At the most basic level, sales of solar-powered lanterns and similar devices intended for use in huts and other small dwellings have been surging. The Global Off-Grid Lighting Alliance (GOGLA), Lighting Global and Berenschot track the sale of portable solar equipment and found approximately 510,000 such units were sold in 2011. By 2014, that had risen to 5.7 million and in 2016 it topped 8 million. The actual volume of such solar equipment sold could be larger yet as much of what gets distributed today is not tracked. In India, the number of solar irrigation pumps installed more than doubled from the country’s 2015 fiscal year to more than 43,000 units in 2016. Strong mobile network coverage, improving education/training and access to digital supply chains have helped some of the larger emerging markets nations secure substantial venture capital investment. Specifically, Indonesia attracted $1.9 billion and Nigeria $839 million in 2016. Finally, there are signs that electrification rates are creeping up with countries such as Peru, Nepal, Indonesia, and Sri Lanka all leading the way.

Even independent off-grid power sector players encounter hindrances, however. State-run utilities are not necessarily enthusiastic about their activities and in the worst cases can regard them as rivals to potential expansions of the hub-and-spoke grid. Governments regularly complain that micro-grid power tariffs do not match those offered by the state-run utility. None of these issues stands to be resolved entirely in the short-term but there have been recent positive examples of policy-makers seeking to foster organized growth of off-grid supplied power.

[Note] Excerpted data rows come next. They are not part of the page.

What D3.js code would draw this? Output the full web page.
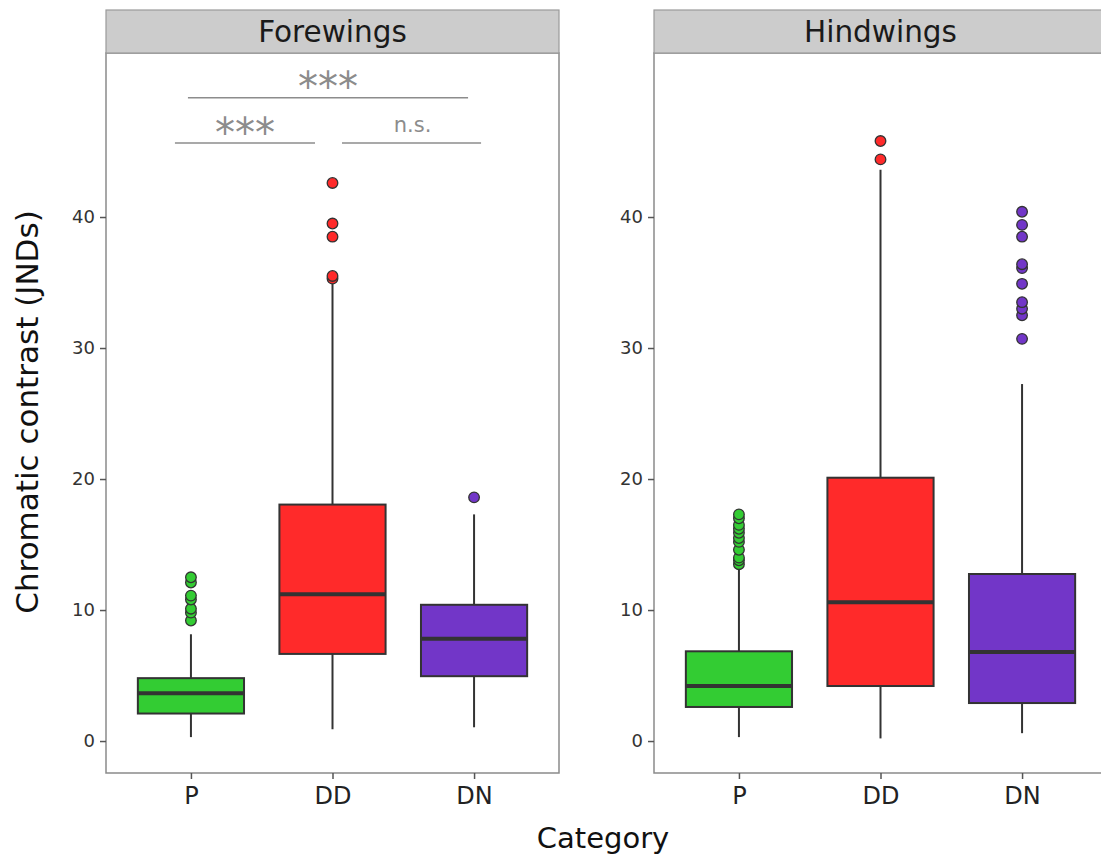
<!DOCTYPE html>
<html><head><meta charset="utf-8">
<script src="https://cdn.jsdelivr.net/npm/d3@7/dist/d3.min.js"></script>
<style>body{margin:0;background:#fff}svg{display:block}</style>
</head><body>
<svg id="chart" width="1101" height="857"></svg>
<script>
// ---- data ----
const categories = ["P", "DD", "DN"];
const panelNames = ["Forewings", "Hindwings"];
const yTicks = [0, 10, 20, 30, 40];
const fillColors = ["#33CC33", "#FF2A2A", "#7236C8"];

const foreLower  = [0.3, 0.9, 1.05];
const foreQ1     = [2.1, 6.65, 4.95];
const foreMedian = [3.65, 11.2, 7.8];
const foreQ3     = [4.8, 18.05, 10.4];
const foreUpper  = [8.15, 35.0, 17.3];
const foreOutliers = [
  [9.2, 9.8, 10.1, 10.8, 11.1, 12.1, 12.5],
  [35.3, 35.5, 38.5, 39.5, 42.6],
  [18.6]
];

const hindLower  = [0.3, 0.2, 0.6];
const hindQ1     = [2.6, 4.2, 2.9];
const hindMedian = [4.2, 10.6, 6.8];
const hindQ3     = [6.85, 20.1, 12.75];
const hindUpper  = [13.3, 43.6, 27.25];
const hindOutliers = [
  [13.5, 13.8, 14.0, 14.6, 15.2, 15.5, 15.9, 16.2, 16.5, 17.0, 17.3],
  [44.4, 45.8],
  [30.7, 32.5, 33.0, 33.5, 34.9, 36.1, 36.4, 38.5, 39.4, 40.4]
];

// significance brackets (forewings panel)
const bracketFrom  = ["P", "P", "DD"];
const bracketTo    = ["DN", "DD", "DN"];
const bracketY     = [49.1, 45.65, 45.65];
const bracketLabel = ["***", "***", "n.s."];

// ---- layout ----
const svg = d3.select("#chart");
const panelW = 453, panelTop = 53, panelBottom = 773, stripTop = 10;
const panelLefts = [106, 654];

const y = d3.scaleLinear().domain([-2.44, 52.52]).range([panelBottom, panelTop]);
const x = d3.scalePoint().domain(categories).range([0, panelW]).padding(0.6);
const boxW = x.step() * 0.75;

const panelData = [
  {name: panelNames[0], lower: foreLower, q1: foreQ1, med: foreMedian, q3: foreQ3, upper: foreUpper, out: foreOutliers},
  {name: panelNames[1], lower: hindLower, q1: hindQ1, med: hindMedian, q3: hindQ3, upper: hindUpper, out: hindOutliers}
];

panelData.forEach((pd, pi) => {
  const g = svg.append("g").attr("transform", `translate(${panelLefts[pi]},0)`);
  g.append("rect").attr("x", 0).attr("y", panelTop).attr("width", panelW).attr("height", panelBottom - panelTop)
    .attr("fill", "#fff").attr("stroke", "#8a8a8a").attr("stroke-width", 1.5);
  g.append("rect").attr("x", 0).attr("y", stripTop).attr("width", panelW).attr("height", panelTop - stripTop)
    .attr("fill", "#cccccc").attr("stroke", "#9a9a9a").attr("stroke-width", 1.2);
  g.append("text").attr("x", panelW / 2).attr("y", 41.5).attr("text-anchor", "middle")
    .attr("font-family", "DejaVu Sans").attr("font-size", 29.5).attr("fill", "#1a1a1a").text(pd.name);

  const yAxis = d3.axisLeft(y).tickValues(yTicks).tickSize(6).tickPadding(5).tickFormat(d3.format("d"));
  const ya = g.append("g").call(yAxis);
  ya.select(".domain").remove();
  ya.selectAll(".tick line").attr("stroke", "#555").attr("stroke-width", 1.5);
  ya.selectAll(".tick text").attr("font-family", "DejaVu Sans").attr("font-size", 18).attr("fill", "#333");

  const xAxis = d3.axisBottom(x).tickSize(6).tickPadding(8);
  const xa = g.append("g").attr("transform", `translate(0,${panelBottom})`).call(xAxis);
  xa.select(".domain").remove();
  xa.selectAll(".tick line").attr("stroke", "#555").attr("stroke-width", 1.5);
  xa.selectAll(".tick text").attr("font-family", "DejaVu Sans").attr("font-size", 24).attr("fill", "#222");

  categories.forEach((c, i) => {
    const cx = x(c);
    const bg = g.append("g");
    bg.append("line").attr("x1", cx).attr("x2", cx).attr("y1", y(pd.lower[i])).attr("y2", y(pd.q1[i]))
      .attr("stroke", "#333").attr("stroke-width", 2);
    bg.append("line").attr("x1", cx).attr("x2", cx).attr("y1", y(pd.q3[i])).attr("y2", y(pd.upper[i]))
      .attr("stroke", "#333").attr("stroke-width", 2);
    bg.append("rect").attr("x", cx - boxW / 2).attr("width", boxW)
      .attr("y", y(pd.q3[i])).attr("height", y(pd.q1[i]) - y(pd.q3[i]))
      .attr("fill", fillColors[i]).attr("stroke", "#333").attr("stroke-width", 2);
    bg.append("line").attr("x1", cx - boxW / 2).attr("x2", cx + boxW / 2)
      .attr("y1", y(pd.med[i])).attr("y2", y(pd.med[i]))
      .attr("stroke", "#333").attr("stroke-width", 4);
    bg.selectAll("circle.o").data(pd.out[i]).enter().append("circle")
      .attr("cx", cx).attr("cy", d => y(d)).attr("r", 5.3)
      .attr("fill", fillColors[i]).attr("stroke", "#333").attr("stroke-width", 1.3);
  });

  if (pi === 0) {
    const offL = [-3, -16, 9.5], offR = [-6, -17.5, 7];
    bracketLabel.forEach((lab, k) => {
      const x1 = x(bracketFrom[k]) + offL[k], x2 = x(bracketTo[k]) + offR[k];
      const yy = y(bracketY[k]);
      g.append("line").attr("x1", x1).attr("x2", x2).attr("y1", yy).attr("y2", yy)
        .attr("stroke", "#8c8c8c").attr("stroke-width", 1.5);
      const isStar = lab === "***";
      g.append("text").attr("x", (x1 + x2) / 2 + (isStar ? 0 : 1)).attr("y", isStar ? yy + 3.5 : yy - 11)
        .attr("text-anchor", "middle").attr("font-family", "DejaVu Sans")
        .attr("font-size", isStar ? 40 : 21).attr("fill", "#8c8c8c").text(lab);
    });
  }
});

svg.append("text").attr("transform", `translate(38,412) rotate(-90)`)
  .attr("text-anchor", "middle").attr("font-family", "DejaVu Sans").attr("font-size", 31).attr("fill", "#111")
  .text("Chromatic contrast (JNDs)");
svg.append("text").attr("x", 603).attr("y", 848).attr("text-anchor", "middle")
  .attr("font-family", "DejaVu Sans").attr("font-size", 29).attr("fill", "#111").text("Category");
</script>
</body></html>
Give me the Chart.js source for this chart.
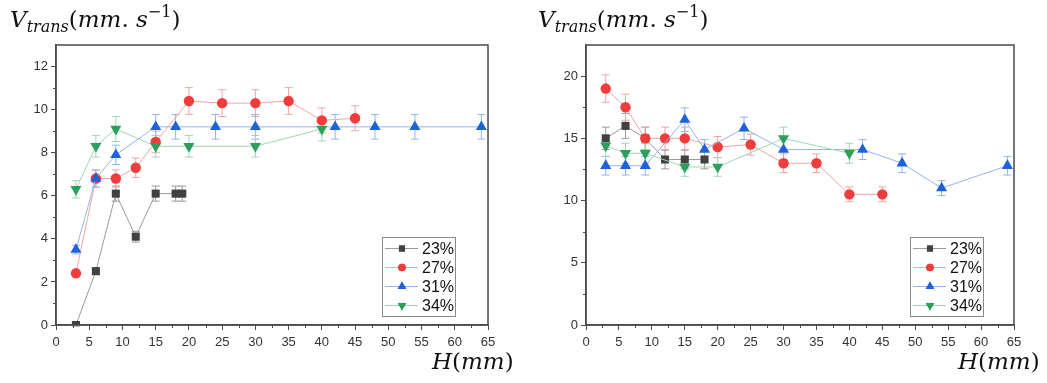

Rwanda’s Electricity Access Rollout Program (EARP), for instance, seeks to dramatically boost electricity access in the country to 70% by June 2018 from just 30% as of May 2017. While that ambitious target will likely be difficult to achieve, the program already has shown results; Rwanda’s electrification rate jumped from 20% in 2015 to 30% to 2016. The government now plans to hold a tender to contract a single firm to distribute PV systems en masse to the country’s poorest citizens.